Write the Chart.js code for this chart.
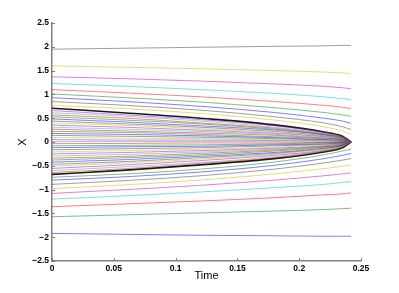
<!DOCTYPE html>
<html>
<head>
<meta charset="utf-8">
<script src="https://cdn.jsdelivr.net/npm/chart.js@4.4.1/dist/chart.umd.min.js"></script>
<style>
  html, body { margin: 0; padding: 0; background: #fff; }
  #wrap { width: 399px; height: 293px; }
</style>
</head>
<body>
<div id="wrap"><canvas id="chart"></canvas></div>
<script>
// sample times read along the time axis
const times = [0, 0.06, 0.12, 0.18, 0.22, 0.235, 0.242];

// paths below the black curve (bottom -> up)
const outerBottom = [
  [-1.92, -1.94, -1.96, -1.97, -1.98, -1.98, -1.98],
  [-1.57, -1.53, -1.49, -1.45, -1.42, -1.40, -1.39],
  [-1.36, -1.30, -1.24, -1.17, -1.11, -1.09, -1.07],
  [-1.20, -1.13, -1.05, -0.96, -0.89, -0.85, -0.83],
  [-1.08, -1.00, -0.91, -0.80, -0.71, -0.67, -0.65],
  [-0.98, -0.90, -0.80, -0.67, -0.56, -0.51, -0.48],
  [-0.89, -0.81, -0.71, -0.57, -0.44, -0.38, -0.35],
  [-0.80, -0.73, -0.63, -0.49, -0.35, -0.28, -0.24],
  [-0.74, -0.67, -0.57, -0.42, -0.27, -0.19, -0.15],
];

// paths inside the black curve, all meeting at the tip
const inner = [
  [-0.64, -0.56, -0.45, -0.33, -0.19, -0.11, 0],
  [-0.60, -0.52, -0.43, -0.31, -0.18, -0.10, 0],
  [-0.555, -0.48, -0.39, -0.28, -0.17, -0.09, 0],
  [-0.51, -0.44, -0.36, -0.26, -0.15, -0.09, 0],
  [-0.47, -0.41, -0.33, -0.24, -0.14, -0.08, 0],
  [-0.425, -0.37, -0.30, -0.22, -0.13, -0.07, 0],
  [-0.38, -0.33, -0.27, -0.19, -0.11, -0.06, 0],
  [-0.34, -0.30, -0.24, -0.17, -0.10, -0.06, 0],
  [-0.295, -0.26, -0.21, -0.15, -0.09, -0.05, 0],
  [-0.25, -0.22, -0.18, -0.13, -0.08, -0.04, 0],
  [-0.21, -0.18, -0.15, -0.11, -0.06, -0.04, 0],
  [-0.165, -0.14, -0.12, -0.08, -0.05, -0.03, 0],
  [-0.12, -0.10, -0.09, -0.06, -0.04, -0.02, 0],
  [-0.08, -0.07, -0.06, -0.04, -0.02, -0.01, 0],
  [-0.035, -0.03, -0.02, -0.02, -0.01, -0.01, 0],
  [0.01, 0.01, 0.01, 0.01, 0.00, 0.00, 0],
  [0.05, 0.04, 0.04, 0.03, 0.02, 0.01, 0],
  [0.095, 0.08, 0.07, 0.05, 0.03, 0.02, 0],
  [0.14, 0.12, 0.10, 0.07, 0.04, 0.02, 0],
  [0.18, 0.16, 0.13, 0.09, 0.05, 0.03, 0],
  [0.225, 0.20, 0.16, 0.11, 0.07, 0.04, 0],
  [0.27, 0.23, 0.19, 0.14, 0.08, 0.05, 0],
  [0.31, 0.27, 0.22, 0.16, 0.09, 0.05, 0],
  [0.355, 0.31, 0.25, 0.18, 0.11, 0.06, 0],
  [0.40, 0.35, 0.28, 0.20, 0.12, 0.07, 0],
  [0.44, 0.38, 0.31, 0.22, 0.13, 0.07, 0],
  [0.485, 0.42, 0.34, 0.25, 0.15, 0.08, 0],
  [0.53, 0.46, 0.38, 0.27, 0.16, 0.09, 0],
  [0.57, 0.50, 0.40, 0.29, 0.17, 0.10, 0],
  [0.615, 0.54, 0.44, 0.31, 0.18, 0.10, 0],
  [0.66, 0.57, 0.47, 0.34, 0.20, 0.11, 0],
];

// paths above the black curve (bottom -> up)
const outerTop = [
  [0.77, 0.70, 0.60, 0.46, 0.32, 0.23, 0.16],
  [0.85, 0.77, 0.67, 0.53, 0.40, 0.32, 0.26],
  [0.93, 0.85, 0.75, 0.62, 0.50, 0.44, 0.39],
  [1.01, 0.93, 0.84, 0.72, 0.62, 0.57, 0.54],
  [1.10, 1.03, 0.95, 0.85, 0.77, 0.73, 0.70],
  [1.23, 1.17, 1.10, 1.02, 0.95, 0.91, 0.89],
  [1.37, 1.33, 1.28, 1.22, 1.17, 1.14, 1.12],
  [1.60, 1.57, 1.54, 1.50, 1.47, 1.45, 1.43],
  [1.95, 1.97, 1.99, 2.01, 2.02, 2.03, 2.03],
];

// the thick black boundary
const boundaryTop = [0.71, 0.61, 0.50, 0.36, 0.21, 0.12, 0];
const boundaryBottom = [-0.68, -0.59, -0.48, -0.35, -0.21, -0.12, 0];

// matlab colour order b g r c m y k, drawn thin so they look faded
const lineColors = [
  'rgba(0,0,255,0.5)',
  'rgba(0,128,0,0.5)',
  'rgba(255,0,0,0.5)',
  'rgba(0,191,191,0.5)',
  'rgba(191,0,191,0.5)',
  'rgba(191,191,0,0.5)',
  'rgba(64,64,64,0.5)',
];

const toPoints = (ys) => ys.map((y, i) => ({ x: times[i], y }));

const paths = [...outerBottom, ...inner, ...outerTop];
const datasets = paths.map((p, i) => ({
  data: toPoints(p),
  borderColor: lineColors[i % lineColors.length],
  borderWidth: 1,
}));
datasets.push(
  { data: toPoints(boundaryTop), borderColor: '#1a1a1a', borderWidth: 1.6 },
  { data: toPoints(boundaryBottom), borderColor: '#1a1a1a', borderWidth: 1.6 }
);

// ticks pointing into the plot, like the original
const innerTicks = {
  id: 'innerTicks',
  afterDraw(chart) {
    const { ctx, chartArea, scales } = chart;
    ctx.save();
    ctx.strokeStyle = '#808080';
    ctx.lineWidth = 1;
    scales.x.ticks.forEach((t) => {
      const px = Math.round(scales.x.getPixelForValue(t.value)) + 0.5;
      ctx.beginPath();
      ctx.moveTo(px, chartArea.bottom);
      ctx.lineTo(px, chartArea.bottom - 3);
      ctx.stroke();
    });
    scales.y.ticks.forEach((t) => {
      const py = Math.round(scales.y.getPixelForValue(t.value)) + 0.5;
      ctx.beginPath();
      ctx.moveTo(chartArea.left, py);
      ctx.lineTo(chartArea.left + 3, py);
      ctx.stroke();
    });
    ctx.restore();
  },
};

const fmt = (v) => {
  const s = String(Math.round(v * 100) / 100);
  return s.replace('-', '\u2212');
};

const tickFont = { family: 'Liberation Sans, Arial, sans-serif', size: 8.5, weight: 'bold' };
const titleFont = { family: 'Liberation Sans, Arial, sans-serif', size: 11 };

new Chart(document.getElementById('chart').getContext('2d'), {
  type: 'line',
  data: { datasets },
  options: {
    responsive: true,
    maintainAspectRatio: false,
    animation: false,
    layout: { padding: { top: 23, right: 38, left: 16, bottom: 10 } },
    elements: {
      point: { radius: 0 },
      line: { cubicInterpolationMode: 'monotone', fill: false },
    },
    plugins: {
      legend: { display: false },
      tooltip: { enabled: false },
    },
    scales: {
      x: {
        type: 'linear',
        min: 0,
        max: 0.25,
        grid: { display: false, drawTicks: false, tickLength: 0 },
        border: { display: true, color: '#808080', width: 1.5 },
        ticks: { stepSize: 0.05, color: '#000', font: tickFont, padding: 3, maxRotation: 0, callback: fmt },
        title: { display: true, text: 'Time', color: '#000', font: titleFont, padding: 0 },
        afterFit(scale) { scale.height = 22; },
      },
      y: {
        min: -2.5,
        max: 2.5,
        grid: { display: false, drawTicks: false, tickLength: 0 },
        border: { display: true, color: '#808080', width: 1.5 },
        ticks: { stepSize: 0.5, color: '#000', font: tickFont, padding: 3, callback: fmt },
        title: { display: true, text: 'X', color: '#000', font: titleFont, padding: 0 },
        afterFit(scale) { scale.width = 36; },
      },
    },
  },
  plugins: [innerTicks],
});
</script>
</body>
</html>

#### [What you will do]
Repeat only the lines between the start of the data and the line with "const times = [0, 0.06, 0.12, 0.18, 0.22, 0.235, 0.242];", including those two lines, and skip the pictures.

#### [Problem solution]
Write the Chart.js code for this chart.
<!DOCTYPE html>
<html>
<head>
<meta charset="utf-8">
<script src="https://cdn.jsdelivr.net/npm/chart.js@4.4.1/dist/chart.umd.min.js"></script>
<style>
  html, body { margin: 0; padding: 0; background: #fff; }
  #wrap { width: 399px; height: 293px; }
</style>
</head>
<body>
<div id="wrap"><canvas id="chart"></canvas></div>
<script>
// sample times read along the time axis
const times = [0, 0.06, 0.12, 0.18, 0.22, 0.235, 0.242];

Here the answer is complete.